Reading list: The Confusion Test in European Trade Mark Law

Ilanah Fhima & Dev S. Gangjee, The Confusion Test in
European Trade Mark Law
(2019)

A very helpful overview. From a US perspective, offers real
insights into how a system of registration primacy differs from a system of use
primacy. A couple of points that I specifically noted: the authors conclude,
based on “a substantial number of cases,” that courts that consider similarity
of marks first are more likely to find confusion. “This is because once the
tribunal has invested the effort in conducting the highly case-specific
comparison of the marks and found them to be similar, it is less likely to
dismiss confusion based on the comparatively formalistic comparison of goods. On
the other hand, if goods are considered first, it is easier to place more
reliance on this element of the test without having one’s perception clouded by
the work done to compare the marks.” I’m not sure one could say the same about
US cases.

It’s also striking how comparatively little distinctiveness
of the mark, or of shared elements of the parties’ marks, matters in the
European analysis versus US analysis, which is more likely to give a narrower
scope to a weaker mark. (Both approaches give broader scope to especially
strong marks, but European cases seem less willing to do the inverse.) That may
be something that relates to use-based versus registration-based approaches. As
the authors report, an analysis of European General Court decisions found “that
the distinctiveness of the senior mark had very little if any bearing on the
outcome of cases” and “visual similarity of marks played the greatest role in
assessing similarity of marks.” (As they note later, visual similarity may loom
larger in Europe because of language differences—for those who don’t understand
the meaning of a word in another language, conceptual similarity doesn’t really
matter.)

Unlike US cases, in Europe, distinctiveness (or relative
lack thereof) “cannot override the importance of similarity of marks and of
goods,” and the court often rests on similarity of marks and goods only,
wihtout reaching any result on “what the mark’s level of distinctiveness
actually was.” Language differences also inform this result: even where the
majority of EU languages would consider a common element to be descriptive, if
some might not, the doctrine indicates that people who used those languages
would perceive greater similarity and therefore face a greater likelihood of
confusion. As the authors conclude, “[t]he undesirable consequence of this
approach to global appreciation is to grant a broad legal monopoly to ‘weak’
marks.” The CJEU shows the greatest favoritism to weak marks, whereas the
EUIPO, national registries, and national courts “are more sceptical and seek to
narrow the scope of protection for such marks.”

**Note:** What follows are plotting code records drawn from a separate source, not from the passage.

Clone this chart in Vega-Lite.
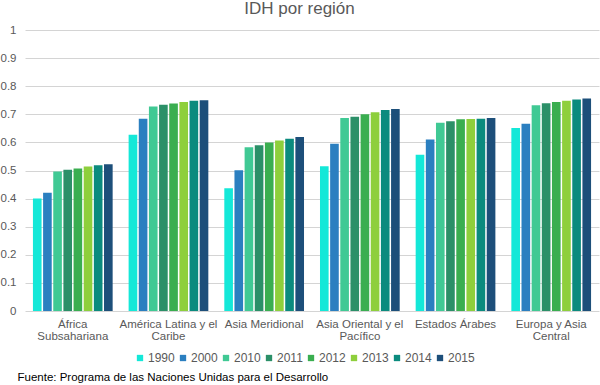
{
  "$schema": "https://vega.github.io/schema/vega-lite/v6.json",
  "autosize": {"type": "none"},
  "width": 574,
  "height": 281,
  "padding": {"left": 25, "top": 30, "right": 1, "bottom": 74},
  "background": "white",
  "title": {
    "text": "IDH por región",
    "anchor": "middle",
    "frame": "bounds",
    "font": "Liberation Sans",
    "fontSize": 17,
    "fontWeight": "normal",
    "color": "#595959",
    "offset": 6
  },
  "config": {
    "view": {"stroke": null},
    "font": "Liberation Sans"
  },
  "data": {
    "values": [
      {"region": "África Subsahariana", "year": "1990", "idh": 0.400},
      {"region": "África Subsahariana", "year": "2000", "idh": 0.421},
      {"region": "África Subsahariana", "year": "2010", "idh": 0.496},
      {"region": "África Subsahariana", "year": "2011", "idh": 0.503},
      {"region": "África Subsahariana", "year": "2012", "idh": 0.507},
      {"region": "África Subsahariana", "year": "2013", "idh": 0.514},
      {"region": "África Subsahariana", "year": "2014", "idh": 0.519},
      {"region": "África Subsahariana", "year": "2015", "idh": 0.522},
      {"region": "América Latina y el Caribe", "year": "1990", "idh": 0.627},
      {"region": "América Latina y el Caribe", "year": "2000", "idh": 0.684},
      {"region": "América Latina y el Caribe", "year": "2010", "idh": 0.728},
      {"region": "América Latina y el Caribe", "year": "2011", "idh": 0.734},
      {"region": "América Latina y el Caribe", "year": "2012", "idh": 0.738},
      {"region": "América Latina y el Caribe", "year": "2013", "idh": 0.744},
      {"region": "América Latina y el Caribe", "year": "2014", "idh": 0.748},
      {"region": "América Latina y el Caribe", "year": "2015", "idh": 0.750},
      {"region": "Asia Meridional", "year": "1990", "idh": 0.437},
      {"region": "Asia Meridional", "year": "2000", "idh": 0.501},
      {"region": "Asia Meridional", "year": "2010", "idh": 0.583},
      {"region": "Asia Meridional", "year": "2011", "idh": 0.590},
      {"region": "Asia Meridional", "year": "2012", "idh": 0.600},
      {"region": "Asia Meridional", "year": "2013", "idh": 0.607},
      {"region": "Asia Meridional", "year": "2014", "idh": 0.613},
      {"region": "Asia Meridional", "year": "2015", "idh": 0.619},
      {"region": "Asia Oriental y el Pacífico", "year": "1990", "idh": 0.515},
      {"region": "Asia Oriental y el Pacífico", "year": "2000", "idh": 0.595},
      {"region": "Asia Oriental y el Pacífico", "year": "2010", "idh": 0.687},
      {"region": "Asia Oriental y el Pacífico", "year": "2011", "idh": 0.691},
      {"region": "Asia Oriental y el Pacífico", "year": "2012", "idh": 0.700},
      {"region": "Asia Oriental y el Pacífico", "year": "2013", "idh": 0.707},
      {"region": "Asia Oriental y el Pacífico", "year": "2014", "idh": 0.715},
      {"region": "Asia Oriental y el Pacífico", "year": "2015", "idh": 0.719},
      {"region": "Estados Árabes", "year": "1990", "idh": 0.556},
      {"region": "Estados Árabes", "year": "2000", "idh": 0.610},
      {"region": "Estados Árabes", "year": "2010", "idh": 0.670},
      {"region": "Estados Árabes", "year": "2011", "idh": 0.675},
      {"region": "Estados Árabes", "year": "2012", "idh": 0.682},
      {"region": "Estados Árabes", "year": "2013", "idh": 0.683},
      {"region": "Estados Árabes", "year": "2014", "idh": 0.684},
      {"region": "Estados Árabes", "year": "2015", "idh": 0.687},
      {"region": "Europa y Asia Central", "year": "1990", "idh": 0.651},
      {"region": "Europa y Asia Central", "year": "2000", "idh": 0.666},
      {"region": "Europa y Asia Central", "year": "2010", "idh": 0.732},
      {"region": "Europa y Asia Central", "year": "2011", "idh": 0.739},
      {"region": "Europa y Asia Central", "year": "2012", "idh": 0.744},
      {"region": "Europa y Asia Central", "year": "2013", "idh": 0.748},
      {"region": "Europa y Asia Central", "year": "2014", "idh": 0.753},
      {"region": "Europa y Asia Central", "year": "2015", "idh": 0.756}
    ]
  },
  "mark": {"type": "bar"},
  "encoding": {
    "x": {
      "field": "region",
      "type": "nominal",
      "sort": null,
      "scale": {"paddingInner": 0.167, "paddingOuter": 0.083},
      "axis": {
        "title": "Fuente: Programa de las Naciones Unidas para el Desarrollo",
        "titleFont": "Liberation Sans",
        "titleFontSize": 11.5,
        "titleFontWeight": "normal",
        "titleColor": "#000000",
        "titleAnchor": "start",
        "titleAlign": "left",
        "titleBaseline": "middle",
        "titleX": -8,
        "titleY": 66,
        "labelAngle": 0,
        "labelFontSize": 11.5,
        "labelColor": "#595959",
        "labelPadding": 7,
        "labelLineHeight": 12.5,
        "labelLimit": 200,
        "ticks": false,
        "domain": false,
        "labelExpr": "datum.value == 'África Subsahariana' ? ['África', 'Subsahariana'] : datum.value == 'América Latina y el Caribe' ? ['América Latina y el', 'Caribe'] : datum.value == 'Asia Oriental y el Pacífico' ? ['Asia Oriental y el', 'Pacífico'] : datum.value == 'Europa y Asia Central' ? ['Europa y Asia', 'Central'] : datum.value"
      }
    },
    "xOffset": {
      "field": "year",
      "type": "nominal",
      "scale": {"paddingInner": 0.15, "paddingOuter": 0}
    },
    "y": {
      "field": "idh",
      "type": "quantitative",
      "scale": {"domain": [0, 1], "nice": false},
      "axis": {
        "title": null,
        "values": [0, 0.1, 0.2, 0.3, 0.4, 0.5, 0.6, 0.7, 0.8, 0.9, 1],
        "format": ".1~f",
        "labelFontSize": 11.5,
        "labelColor": "#595959",
        "labelPadding": 9,
        "ticks": false,
        "domain": false,
        "gridColor": "#d4d4d4",
        "gridWidth": 1
      }
    },
    "color": {
      "field": "year",
      "type": "nominal",
      "scale": {
        "domain": ["1990", "2000", "2010", "2011", "2012", "2013", "2014", "2015"],
        "range": ["#14e8d8", "#2b7fc0", "#40c994", "#2b9068", "#3aae50", "#8ecf3c", "#0b8b7e", "#1d4f7a"]
      },
      "legend": {
        "title": null,
        "orient": "none",
        "direction": "horizontal",
        "columns": 8,
        "legendX": 109,
        "legendY": 322,
        "symbolType": "square",
        "symbolSize": 40,
        "symbolStrokeWidth": 0,
        "labelFontSize": 12,
        "labelColor": "#595959",
        "labelOffset": 2,
        "columnPadding": 2
      }
    }
  }
}
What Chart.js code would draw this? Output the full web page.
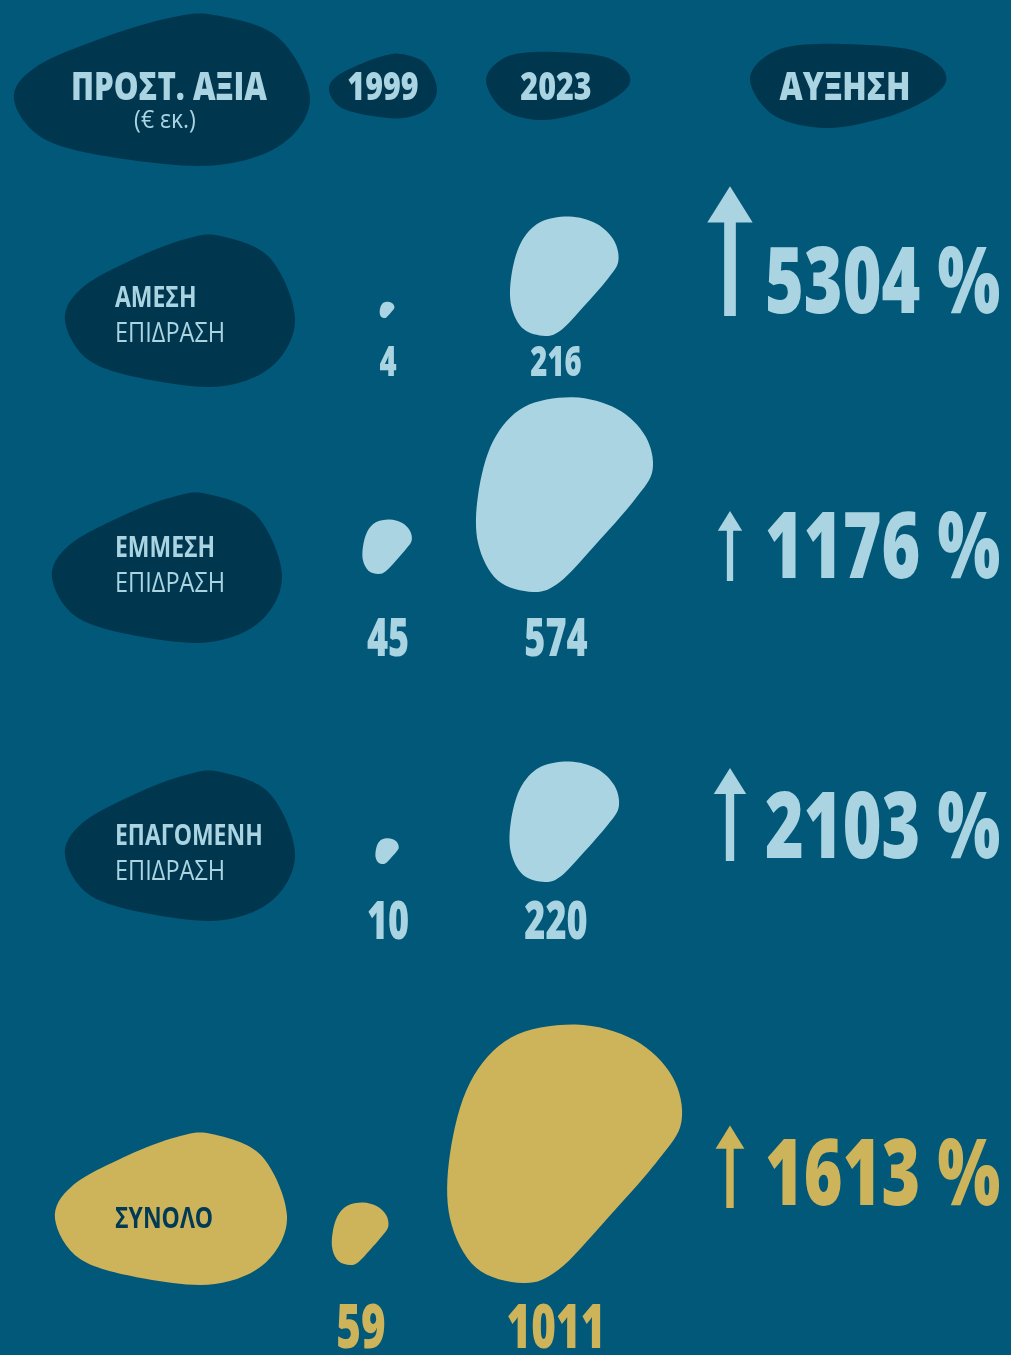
<!DOCTYPE html>
<html>
<head>
<meta charset="utf-8">
<script src="https://cdn.jsdelivr.net/npm/chart.js@4.4.1/dist/chart.umd.min.js"></script>
<style>
html,body{margin:0;padding:0;background:#025878;overflow:hidden;}
canvas{display:block;}
</style>
</head>
<body>
<canvas id="c" width="1011" height="1355"></canvas>
<script>
// ---------- DATA ----------
const categories = ['ΑΜΕΣΗ', 'ΕΜΜΕΣΗ', 'ΕΠΑΓΟΜΕΝΗ', 'ΣΥΝΟΛΟ'];
const categorySub = ['ΕΠΙΔΡΑΣΗ', 'ΕΠΙΔΡΑΣΗ', 'ΕΠΙΔΡΑΣΗ', ''];
const years = ['1999', '2023'];
const values1999 = [4, 45, 10, 59];
const values2023 = [216, 574, 220, 1011];
const increasePct = [5304, 1176, 2103, 1613];
const headerTitle = 'ΠΡΟΣΤ. ΑΞΙΑ';
const headerUnit = '(€ εκ.)';
const headerIncrease = 'ΑΥΞΗΣΗ';

// ---------- STYLE / LAYOUT ----------
const COLORS = {
  bg: '#025878',
  dark: '#00374f',
  light: '#aad4e1',
  gold: '#cdb35a',
  darkText: '#003a55'
};
const FONT = '"Open Sans", "DejaVu Sans", sans-serif';
const LAYOUT = {
  yearX: [387, 564],
  yearShiftX: [[0, 0], [0, 0], [0, 0], [-27, 0]],
  rowBase: [336, 592, 882, 1283],
  lift1999: 18,
  valueLabelY: [364, 641, 924, 1330],
  valueLabelSize: [43, 53, 53, 62],
  valueLabelShiftX: [1, -8],
  pctBaseline: [313, 578, 858, 1205],
  pctX: 765,
  arrowX: 730,
  pctSize: 92,
  rowBlob: [
    {cx: 180, cy: 311, hw: 115, hh: 75},
    {cx: 167, cy: 568, hw: 115, hh: 74},
    {cx: 180, cy: 846, hw: 115, hh: 74},
    {cx: 171, cy: 1209, hw: 116, hh: 75}
  ],
  rowTextX: 115,
  rowLine1: [307, 557, 845, 1228],
  rowLine2: [342, 592, 880, 0],
  header: {
    title: {cx: 162, cy: 90, hw: 148, hh: 75},
    y1999: {cx: 383, cy: 86, hw: 54, hh: 32},
    y2023: {cx: 558, cy: 86, hw: 72, hh: 34},
    inc: {cx: 848, cy: 86, hw: 98, hh: 42}
  }
};
const SCALE_K = 3.87;      // bubble radius per sqrt(value)

// blob templates (normalised outline points)
const SHAPE_DATA = [[0.1,-1],[0.6,-0.88],[0.92,-0.6],[1,-0.25],[0.8,0.05],[0.35,0.52],[-0.05,0.9],[-0.35,1],[-0.75,0.88],[-0.97,0.5],[-0.97,0.0],[-0.8,-0.55],[-0.45,-0.9]];
const SHAPE_LABEL = [[0.35,-1],[0.78,-0.71],[1,0.09],[0.82,0.71],[0.38,1],[-0.22,0.93],[-0.78,0.67],[-1,0.13],[-0.85,-0.31],[-0.38,-0.71],[0.05,-0.96]];
const SHAPE_PILL = [[-0.32,-1],[0.56,-0.9],[0.91,-0.55],[1,-0.11],[0.81,0.32],[0.38,0.75],[-0.22,1],[-0.75,0.71],[-1,-0.15],[-0.78,-0.79]];

function radius(v) { return SCALE_K * Math.sqrt(v); }

function blobPath(ctx, shape, cx, cy, hw, hh) {
  const p = shape.map(([a, b]) => [cx + a * hw, cy + b * hh]);
  const n = p.length;
  ctx.beginPath();
  ctx.moveTo(p[0][0], p[0][1]);
  for (let i = 0; i < n; i++) {
    const p0 = p[(i - 1 + n) % n], p1 = p[i], p2 = p[(i + 1) % n], p3 = p[(i + 2) % n];
    const c1x = p1[0] + (p2[0] - p0[0]) / 6, c1y = p1[1] + (p2[1] - p0[1]) / 6;
    const c2x = p2[0] - (p3[0] - p1[0]) / 6, c2y = p2[1] - (p3[1] - p1[1]) / 6;
    ctx.bezierCurveTo(c1x, c1y, c2x, c2y, p2[0], p2[1]);
  }
  ctx.closePath();
}

function drawText(ctx, s, x, y, o) {
  ctx.save();
  ctx.font = `${o.weight || 700} ${o.size}px ${FONT}`;
  ctx.fillStyle = o.color;
  ctx.textBaseline = o.baseline || 'alphabetic';
  ctx.textAlign = 'left';
  const sx = o.sx || 0.78;
  const w = ctx.measureText(s).width * sx;
  let left = x;
  if (o.align === 'center') left = x - w / 2;
  else if (o.align === 'right') left = x - w;
  ctx.translate(left, y);
  ctx.scale(sx, 1);
  ctx.fillText(s, 0, 0);
  ctx.restore();
}

function blobAt(ctx, sx, sy, shape, b, color) {
  ctx.save();
  ctx.fillStyle = color;
  blobPath(ctx, shape, sx.getPixelForValue(b.cx), sy.getPixelForValue(b.cy),
    b.hw, b.hh);
  ctx.fill();
  ctx.restore();
}

const backgroundPlugin = {
  id: 'decor',
  beforeDraw(chart) {
    const ctx = chart.ctx, X = chart.scales.x, Y = chart.scales.y;
    ctx.save();
    ctx.fillStyle = COLORS.bg;
    ctx.fillRect(0, 0, chart.width, chart.height);
    ctx.restore();
    const H = LAYOUT.header;
    blobAt(ctx, X, Y, SHAPE_LABEL, H.title, COLORS.dark);
    blobAt(ctx, X, Y, SHAPE_LABEL, H.y1999, COLORS.dark);
    blobAt(ctx, X, Y, SHAPE_PILL, H.y2023, COLORS.dark);
    blobAt(ctx, X, Y, SHAPE_PILL, H.inc, COLORS.dark);
    drawText(ctx, headerTitle, X.getPixelForValue(H.title.cx + 7), Y.getPixelForValue(100), {size: 39, weight: 800, color: COLORS.light, align: 'center', sx: 0.8});
    drawText(ctx, headerUnit, X.getPixelForValue(H.title.cx + 3), Y.getPixelForValue(128), {size: 25, weight: 400, color: COLORS.light, align: 'center', sx: 0.92});
    drawText(ctx, years[0], X.getPixelForValue(H.y1999.cx), Y.getPixelForValue(100), {size: 39, weight: 800, color: COLORS.light, align: 'center', sx: 0.78});
    drawText(ctx, years[1], X.getPixelForValue(H.y2023.cx - 2), Y.getPixelForValue(100), {size: 39, weight: 800, color: COLORS.light, align: 'center', sx: 0.78});
    drawText(ctx, headerIncrease, X.getPixelForValue(H.inc.cx - 3), Y.getPixelForValue(100), {size: 39, weight: 800, color: COLORS.light, align: 'center', sx: 0.82});

    categories.forEach((c, i) => {
      const total = i === categories.length - 1;
      blobAt(ctx, X, Y, SHAPE_LABEL, LAYOUT.rowBlob[i], total ? COLORS.gold : COLORS.dark);
      const tx = X.getPixelForValue(LAYOUT.rowTextX);
      drawText(ctx, c, tx, Y.getPixelForValue(LAYOUT.rowLine1[i]), {size: 28, color: total ? COLORS.darkText : COLORS.light, sx: 0.82});
      if (categorySub[i]) {
        drawText(ctx, categorySub[i], tx, Y.getPixelForValue(LAYOUT.rowLine2[i]), {size: 28, weight: 400, color: COLORS.light, sx: 0.84});
      }
    });
  },
  afterDatasetsDraw(chart) {
    const ctx = chart.ctx, X = chart.scales.x, Y = chart.scales.y;
    chart.data.datasets.forEach((ds, di) => {
      const meta = chart.getDatasetMeta(di);
      meta.data.forEach((el, i) => {
        const r = el.options.radius;
        const color = i === categories.length - 1 ? COLORS.gold : COLORS.light;
        ctx.save();
        ctx.fillStyle = color;
        blobPath(ctx, SHAPE_DATA, el.x, el.y, r * 0.955, r * 1.05);
        ctx.fill();
        ctx.restore();
        // value label
        const lx = el.x + LAYOUT.valueLabelShiftX[di];
        drawText(ctx, String(ds.data[i].v), lx, Y.getPixelForValue(LAYOUT.valueLabelY[i]),
          {size: LAYOUT.valueLabelSize[i], weight: 800, color, align: 'center', baseline: 'middle', sx: 0.68});
      });
    });
    // increase arrows + percentages
    increasePct.forEach((p, i) => {
      const color = i === categories.length - 1 ? COLORS.gold : COLORS.light;
      const base = Y.getPixelForValue(LAYOUT.pctBaseline[i]);
      const h = 39.8 * Math.log(p) - 211.5;       // arrow length grows with the increase
      const ax = X.getPixelForValue(LAYOUT.arrowX);
      const bottom = base + 3, top = bottom - h;
      const sw = 0.09 * h, hw = 0.35 * h, hh = 0.28 * h;
      ctx.save();
      ctx.fillStyle = color;
      ctx.fillRect(ax - sw / 2, top + hh - 1, sw, h - hh + 1);
      ctx.beginPath();
      ctx.moveTo(ax, top);
      ctx.lineTo(ax + hw / 2, top + hh);
      ctx.lineTo(ax - hw / 2, top + hh);
      ctx.closePath();
      ctx.fill();
      ctx.restore();
      drawText(ctx, p + ' %', X.getPixelForValue(LAYOUT.pctX), base, {size: LAYOUT.pctSize, weight: 800, color, sx: 0.72});
    });
  }
};

function point(v, di, i) {
  const r = radius(v);
  const hh = r * 1.05;
  const base = LAYOUT.rowBase[i] - (di === 0 ? LAYOUT.lift1999 : 0);
  return {x: LAYOUT.yearX[di] + LAYOUT.yearShiftX[i][di], y: base - hh, r, v};
}

new Chart(document.getElementById('c'), {
  type: 'bubble',
  data: {
    datasets: [
      {label: years[0], data: values1999.map((v, i) => point(v, 0, i)), backgroundColor: 'rgba(0,0,0,0)', borderWidth: 0},
      {label: years[1], data: values2023.map((v, i) => point(v, 1, i)), backgroundColor: 'rgba(0,0,0,0)', borderWidth: 0}
    ]
  },
  options: {
    responsive: false,
    animation: false,
    devicePixelRatio: 1,
    events: [],
    layout: {padding: 0, autoPadding: false},
    clip: false,
    plugins: {legend: {display: false}, tooltip: {enabled: false}},
    scales: {
      x: {type: 'linear', min: 0, max: 1011, display: false},
      y: {type: 'linear', min: 0, max: 1355, reverse: true, display: false}
    }
  },
  plugins: [backgroundPlugin]
});
</script>
</body>
</html>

Also, some useful statistics: As of mid-2018, “shapes or
three-dimensional marks constituted 0.55% (10,279) of EUTM applications and
0.41% (6,231) of registrations, while pure colours constituted 0.01% (104) of
EUTM applications and 0.01% (95) of registrations.” And I appreciated the point
that “the most revealing indicator of the commercial significance of colour and
external packaging marks is the extent to which the tobacco industry has sought
to preserve them” in its pitched battle against plain packaging requirements.